At the same time, the ship is a magical-technospheric self-expansion of the crews – like all modern container-vehicles, it is a homeostatic dream machine that can be steered through the outer element like a manipulable Great Mother. (A psychohistorically convincing history of vehicle superstition has yet to be written.) Thus ships can become mobile homelands for their crews. In recognizing ships as extensions of the country under whose flag they sail, maritime law follows an original spherological intuition: being-on-land here changes in spatio-logical and international law terms into being-on-board; central aspects of the earth's nomos, the ‘peace’ of the native space, are transferred to the floating endosphere.

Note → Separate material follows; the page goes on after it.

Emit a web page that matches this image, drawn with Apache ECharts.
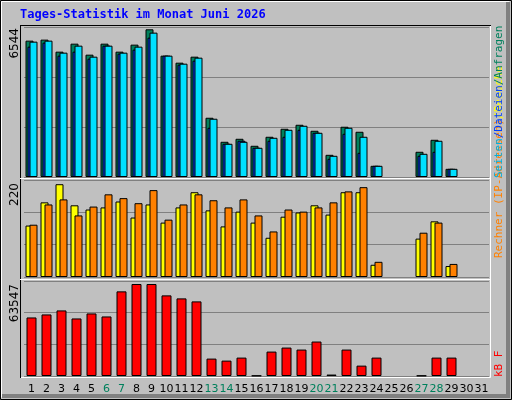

The decisive function of the ship's hull, admittedly, is to push back, both in physical and in symbolic terms: because it moves through the damp element, whose displaceability aids the fulfilment of the ship's spatial demands, the floating body wins out over the resistance of its carrier. At the social level, this corresponds to the rule that human ensembles which throw themselves outwards only remain coherent if they succeed in stopping their leaks and asserting the precedence of the interior amid the unliveable element. Just as church naves2 once transferred this act of displacement to the mainland in order to be vehicles for Christian souls on the earthly sea of life, expedition ships in the outer space will have to rely all the more on their displacement space as the spatially self-disposing shelter form they have brought with them.